Au départ on avait une énorme liasse de billets d’avion.
Mon grand jeu est alors de détacher le pointillé qui les attache à la souche par laquelle ils sont agrafés les uns aux autres. C’est un plaisir simple comme de défaire la cellophane d’un emballage de CD ou de crever une à une, les bulles d’un emballage à bulles.
Or donc cette grosse liasse de billets d’avion fait aujourd’hui moins la maline et c’est le moment un peu magique où il ne reste plus qu’un seul billet dans la liasse : un aller simple vers la maison. C’est aussi le moment où, dans la valise, la quantité de linge sale excède de loin la quantité de linge propre qui se limite maintenant à cette tenue qu’on a choisi de porter dans l’avion.
Si l’on voyage sur Air France, on est presque déjà un peu en France dès le check in. Très vite on repère les français dans la file pour l’enregistrement : ils jouent des coudes, ils soupirent, ils critiquent tout et souvent cherchent le passe-droit d’un air vachement sur d’eux, genre je suis français, je travaille au bout du monde, je voyage sur Air France, on me doit au moins un petit surclassement.
Après c’est l’attente dans l’aéroport, les fausses bonnes affaires mais quand même vachement séduisantes du Duty free. Le Duty free est l’une de clefs de voûte de tout voyage intercontinental. Ce qui se passe dans la tête du voyageur qui se prépare à changer de continent c'est « Je ne suis plus déjà là d’ou je viens et pas encore là où je vais, je suis dans un no man’s land, je m’apprête a effectuer un voyage hors du temps et de l’espace, je n’ai rien à faire d’autre qu’observer les gens, je vais donc aller me délester de ces billets de monopoly que j’ai dans la poche et dont je n’aurai pas l’utilité là ou je vais pour acheter une connerie dont je n’ai pas besoin qui serait moins cher au Marionnaud du coin.
Un de mes plaisirs favoris en attendant l’avion est de guetter l’arrivée de l’équipage.

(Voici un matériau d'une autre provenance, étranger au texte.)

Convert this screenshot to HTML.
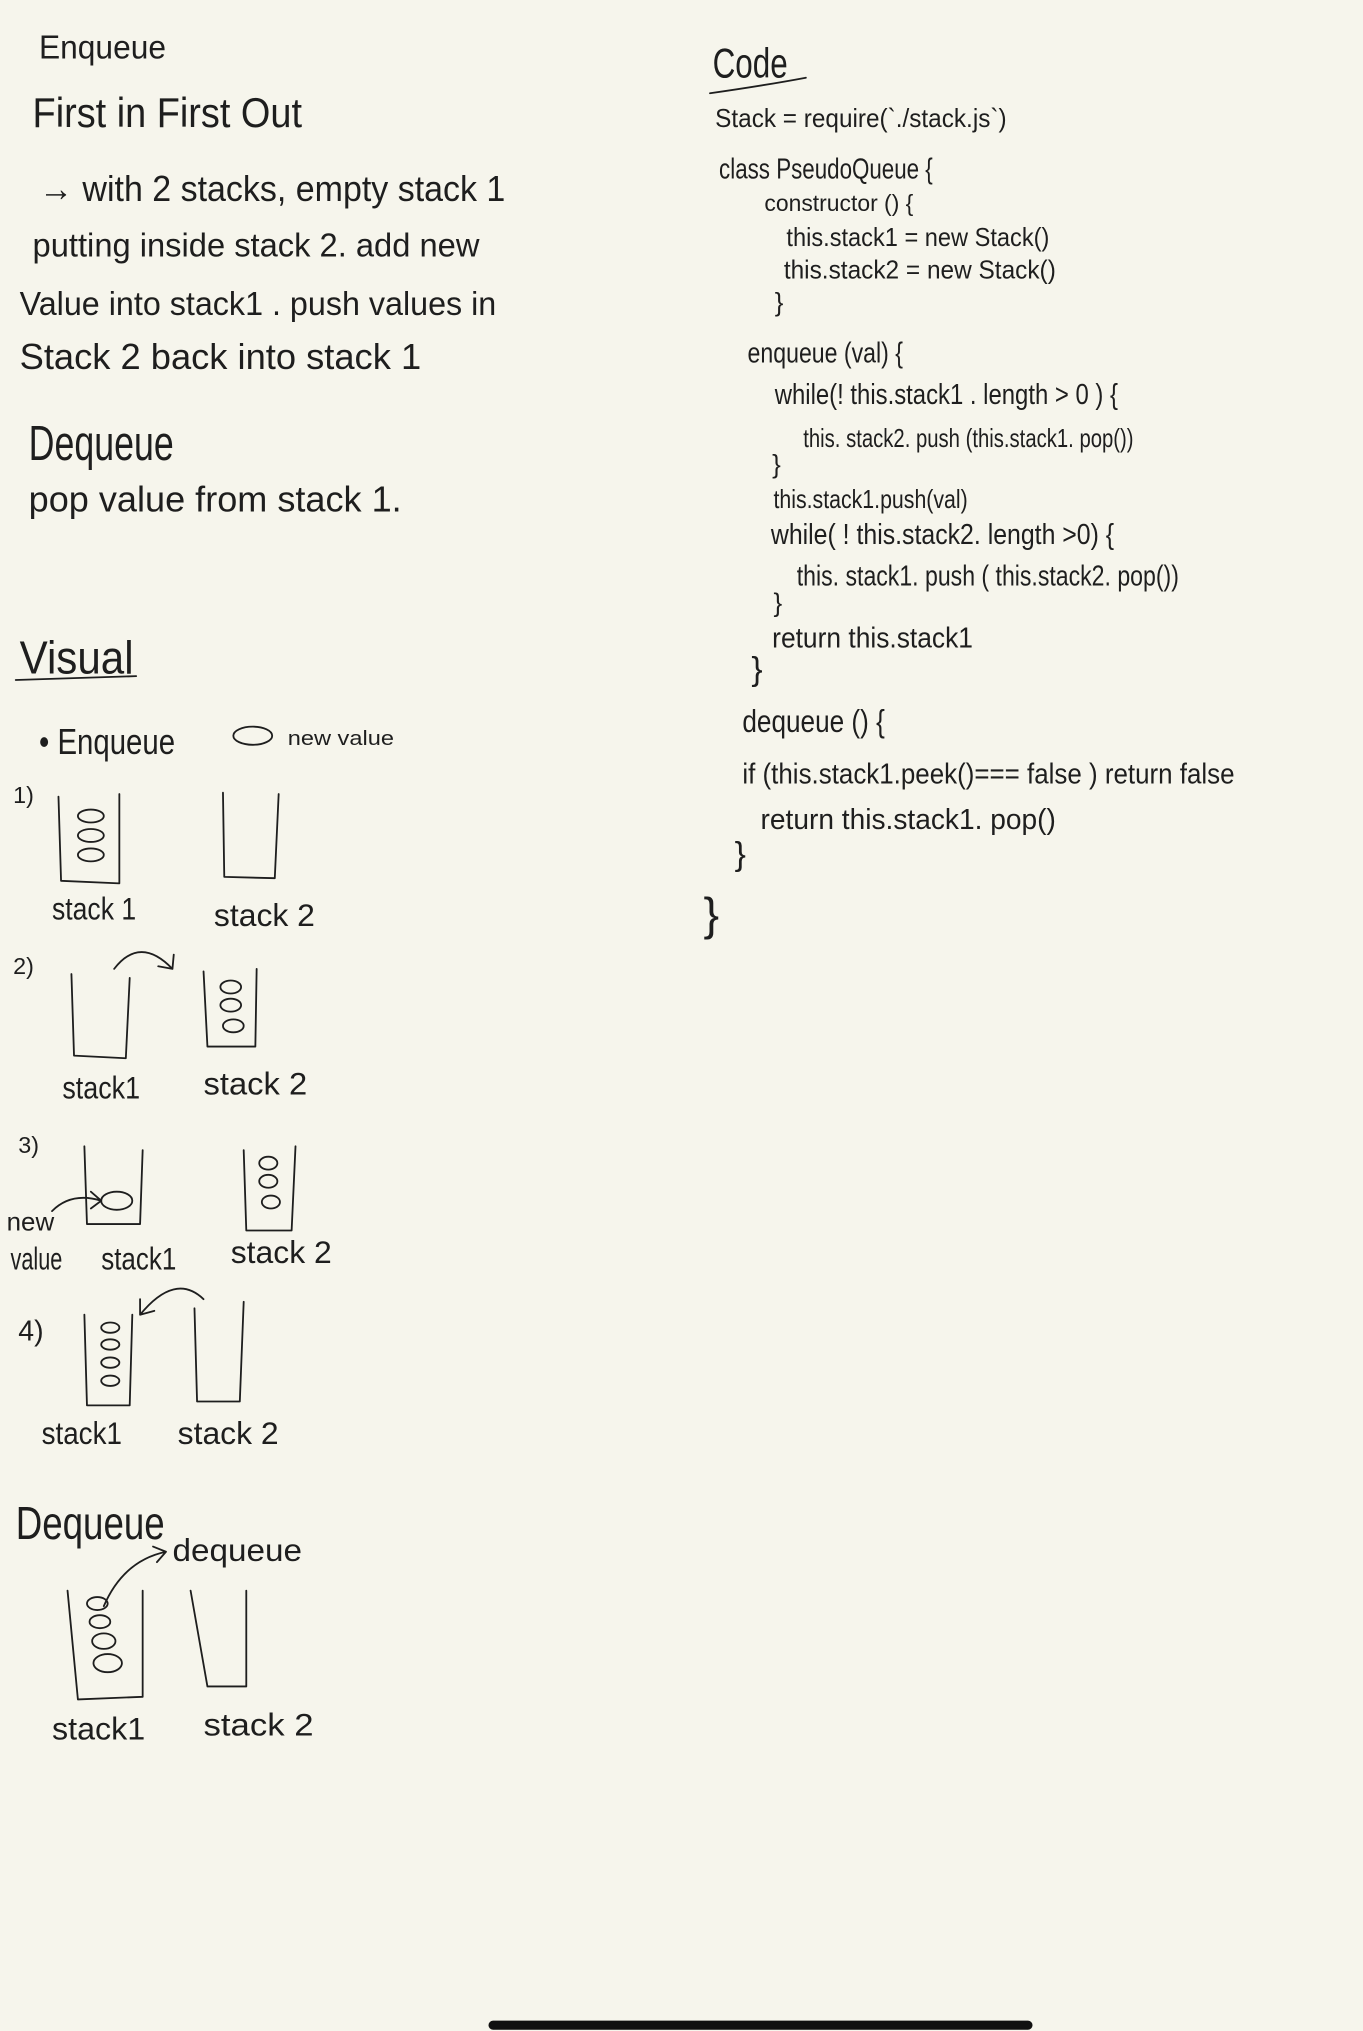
<!DOCTYPE html>
<html><head><meta charset="utf-8"><style>
html,body{margin:0;padding:0;background:#f6f5ec;}
svg{display:block;}
text{font-family:"Liberation Sans",sans-serif;fill:#1e1e1e;}
.s{fill:none;stroke:#1e1e1e;stroke-width:1.4;stroke-linecap:round;stroke-linejoin:round;}
</style></head><body>
<svg width="1363" height="2031" viewBox="0 0 1052 1568" xmlns="http://www.w3.org/2000/svg">
<rect width="1052" height="1568" fill="#f6f5ec"/>
<!-- left text -->
<text x="30" y="45" font-size="26" textLength="98" lengthAdjust="spacingAndGlyphs">Enqueue</text>
<text x="25" y="98" font-size="32" textLength="208" lengthAdjust="spacingAndGlyphs">First in First Out</text>
<text x="30" y="155" font-size="28" textLength="360" lengthAdjust="spacingAndGlyphs">→ with 2 stacks, empty stack 1</text>
<text x="25" y="198" font-size="26" textLength="345" lengthAdjust="spacingAndGlyphs">putting inside stack 2. add new</text>
<text x="15" y="243" font-size="26" textLength="368" lengthAdjust="spacingAndGlyphs">Value into stack1 . push values in</text>
<text x="15" y="285" font-size="28" textLength="310" lengthAdjust="spacingAndGlyphs">Stack 2 back into stack 1</text>
<text x="22" y="355" font-size="38" textLength="112" lengthAdjust="spacingAndGlyphs">Dequeue</text>
<text x="22" y="395" font-size="28" textLength="288" lengthAdjust="spacingAndGlyphs">pop value from stack 1.</text>
<text x="15" y="520" font-size="36" textLength="88" lengthAdjust="spacingAndGlyphs">Visual</text>
<path class="s" d="M12,525 L105,522"/>
<text x="30" y="582" font-size="28" textLength="105" lengthAdjust="spacingAndGlyphs">• Enqueue</text>
<ellipse class="s" cx="195" cy="568" rx="15" ry="7"/>
<text x="222" y="575" font-size="16" textLength="82" lengthAdjust="spacingAndGlyphs">new value</text>

<!-- 1 -->
<text x="10" y="620" font-size="18">1)</text>
<path class="s" d="M45,615 L47,680 L92,682 L92,613"/>
<ellipse class="s" cx="70" cy="630" rx="10" ry="5"/>
<ellipse class="s" cx="70" cy="645" rx="10" ry="5"/>
<ellipse class="s" cx="70" cy="660" rx="10" ry="5"/>
<path class="s" d="M172,612 L173,677 L212,678 L215,613"/>
<text x="40" y="710" font-size="24" textLength="65" lengthAdjust="spacingAndGlyphs">stack 1</text>
<text x="165" y="715" font-size="24" textLength="78" lengthAdjust="spacingAndGlyphs">stack 2</text>

<!-- 2 -->
<text x="10" y="752" font-size="18">2)</text>
<path class="s" d="M55,752 L57,815 L97,817 L100,755"/>
<path class="s" d="M88,748 Q108,722 133,748 M122,746 L133,748 L134,737"/>
<path class="s" d="M157,750 L160,808 L197,808 L198,748"/>
<ellipse class="s" cx="178" cy="762" rx="8" ry="5"/>
<ellipse class="s" cx="178" cy="776" rx="8" ry="5"/>
<ellipse class="s" cx="180" cy="792" rx="8" ry="5"/>
<text x="48" y="848" font-size="24" textLength="60" lengthAdjust="spacingAndGlyphs">stack1</text>
<text x="157" y="845" font-size="24" textLength="80" lengthAdjust="spacingAndGlyphs">stack 2</text>

<!-- 3 -->
<text x="14" y="890" font-size="18">3)</text>
<path class="s" d="M65,885 L67,945 L108,945 L110,888"/>
<ellipse class="s" cx="90" cy="927" rx="12" ry="7"/>
<path class="s" d="M40,935 Q55,920 78,927 M70,920 L78,927 L70,933"/>
<text x="5" y="950" font-size="20">new</text>
<text x="8" y="980" font-size="24" textLength="40" lengthAdjust="spacingAndGlyphs">value</text>
<text x="78" y="980" font-size="24" textLength="58" lengthAdjust="spacingAndGlyphs">stack1</text>
<path class="s" d="M188,888 L190,950 L225,950 L228,885"/>
<ellipse class="s" cx="207" cy="898" rx="7" ry="5"/>
<ellipse class="s" cx="207" cy="912" rx="7" ry="5"/>
<ellipse class="s" cx="209" cy="928" rx="7" ry="5"/>
<text x="178" y="975" font-size="24" textLength="78" lengthAdjust="spacingAndGlyphs">stack 2</text>

<!-- 4 -->
<text x="14" y="1035" font-size="22">4)</text>
<path class="s" d="M65,1015 L67,1085 L100,1085 L102,1015"/>
<ellipse class="s" cx="85" cy="1025" rx="7" ry="4"/>
<ellipse class="s" cx="85" cy="1038" rx="7" ry="4"/>
<ellipse class="s" cx="85" cy="1052" rx="7" ry="4"/>
<ellipse class="s" cx="85" cy="1066" rx="7" ry="4"/>
<path class="s" d="M150,1010 L152,1082 L185,1082 L188,1005"/>
<path class="s" d="M157,1003 Q135,982 108,1015 M108,1003 L108,1015 L119,1012"/>
<text x="32" y="1115" font-size="24" textLength="62" lengthAdjust="spacingAndGlyphs">stack1</text>
<text x="137" y="1115" font-size="24" textLength="78" lengthAdjust="spacingAndGlyphs">stack 2</text>

<!-- Dequeue visual -->
<text x="12" y="1188" font-size="36" textLength="115" lengthAdjust="spacingAndGlyphs">Dequeue</text>
<text x="133" y="1205" font-size="24" textLength="100" lengthAdjust="spacingAndGlyphs">dequeue</text>
<path class="s" d="M80,1240 Q95,1205 128,1198 M118,1194 L128,1198 L121,1206"/>
<path class="s" d="M52,1228 L60,1312 L110,1310 L110,1228"/>
<ellipse class="s" cx="75" cy="1238" rx="8" ry="5"/>
<ellipse class="s" cx="77" cy="1252" rx="8" ry="5"/>
<ellipse class="s" cx="80" cy="1267" rx="9" ry="6"/>
<ellipse class="s" cx="83" cy="1284" rx="11" ry="7"/>
<path class="s" d="M147,1228 L160,1302 L190,1302 L190,1228"/>
<text x="40" y="1343" font-size="24" textLength="72" lengthAdjust="spacingAndGlyphs">stack1</text>
<text x="157" y="1340" font-size="24" textLength="85" lengthAdjust="spacingAndGlyphs">stack 2</text>

<!-- code -->
<text x="550" y="60" font-size="32" textLength="58" lengthAdjust="spacingAndGlyphs">Code</text>
<path class="s" d="M548,72 Q590,66 622,60"/>
<text x="552" y="98" font-size="20" textLength="225" lengthAdjust="spacingAndGlyphs">Stack = require(`./stack.js`)</text>
<text x="555" y="138" font-size="22" textLength="165" lengthAdjust="spacingAndGlyphs">class PseudoQueue {</text>
<text x="590" y="163" font-size="18" textLength="115" lengthAdjust="spacingAndGlyphs">constructor () {</text>
<text x="607" y="190" font-size="20" textLength="203" lengthAdjust="spacingAndGlyphs">this.stack1 = new Stack()</text>
<text x="605" y="215" font-size="20" textLength="210" lengthAdjust="spacingAndGlyphs">this.stack2 = new Stack()</text>
<text x="598" y="240" font-size="20">}</text>
<text x="577" y="280" font-size="22" textLength="120" lengthAdjust="spacingAndGlyphs">enqueue (val) {</text>
<text x="598" y="312" font-size="22" textLength="265" lengthAdjust="spacingAndGlyphs">while(! this.stack1 . length &gt; 0 ) {</text>
<text x="620" y="345" font-size="20" textLength="255" lengthAdjust="spacingAndGlyphs">this. stack2. push (this.stack1. pop())</text>
<text x="596" y="365" font-size="20">}</text>
<text x="597" y="392" font-size="20" textLength="150" lengthAdjust="spacingAndGlyphs">this.stack1.push(val)</text>
<text x="595" y="420" font-size="22" textLength="265" lengthAdjust="spacingAndGlyphs">while( ! this.stack2. length &gt;0) {</text>
<text x="615" y="452" font-size="22" textLength="295" lengthAdjust="spacingAndGlyphs">this. stack1. push ( this.stack2. pop())</text>
<text x="597" y="472" font-size="20">}</text>
<text x="596" y="500" font-size="22" textLength="155" lengthAdjust="spacingAndGlyphs">return this.stack1</text>
<text x="580" y="525" font-size="26">}</text>
<text x="573" y="565" font-size="24" textLength="110" lengthAdjust="spacingAndGlyphs">dequeue () {</text>
<text x="573" y="605" font-size="22" textLength="380" lengthAdjust="spacingAndGlyphs">if (this.stack1.peek()=== false ) return false</text>
<text x="587" y="640" font-size="22" textLength="228" lengthAdjust="spacingAndGlyphs">return    this.stack1. pop()</text>
<text x="567" y="668" font-size="26">}</text>
<text x="543" y="718" font-size="36">}</text>

<rect x="377" y="1560" width="420" height="7" rx="3.5" fill="#111"/>
</svg>
</body></html>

A Paris on ne voit jamais les équipages car ils sont briefés au siège d’air France avant d’être livrés par bus directement au pied l’avion (merci Julien pour ce détail des coulisses des navions). A l’autre bout du monde, pas d’entrée des artistes pour les équipages, ils arrivent comme vous par la petite porte et c’est toujours un moment assez gracieux, toujours très aérien. C’est peut être parce ils n’ont pas besoin de faire la queue et qu’ils sont donc toujours en mouvement qu’on a l’impression qu’ils flottent à travers l’aéroport.
Après ils s’installent dans un coin de la salle de l’embarquement pour le "briefing" et moi j’aime bien laisser traîner mes oreilles à ce moment là pour écouter des trucs un peu futiles pour le passager ordinaire genre : le vol dure 12H30, il y a quatre chaises roulantes, une rock star en première dont il faudra surveiller la consommation de cocaïne, 20 tonnes de melons dans les soutes et un redoutable groupe de teen-agers qui se rendent en France pour un compétition de volley-ball à surveiller particulièrement.
Plus tard et en général de façon séparée, arrivent le pilote et son acolyte, souvent l’air un peu hautain (ça doit être la casquette), genre : « je suis pilote chez Air France sur long courrier, je suis au bout du monde, je vehicule l'image de la compagnie et de la France toute entière à moi tout seul, je m’apprête à ramener de mes mains cette machine de quelques centaines de tonnes à la maison à plus de mille kilomètres par heures, j’aurais bientôt la vie de 300 personnes au bout de mes doigts et j’ai même pas peur..."
Apres c’est champagne, foie gras, dodo, descente, airport, contrôle de police dilettante (c’est fou comme c’est bien gardé la France, le plus souvent il suffit d’avoir un truc qui ressemble vaguement à la couverture d’un passeport français et hop on vous laisse passer…) bagages, queue pour le taxi, taxi, queue dans les embouteillages, stade de France, périphérique bouché ,avenue de Clichy, maison, puis des plaisirs simples comme prendre le courrier qui s’est empilé dans la boite aux lettres, croiser le voisin du dessus, et se demander quelle heure il peut bien être ici et là-bas et essayer de rester éveillé et en rallant sur ce putain de décalage horaire.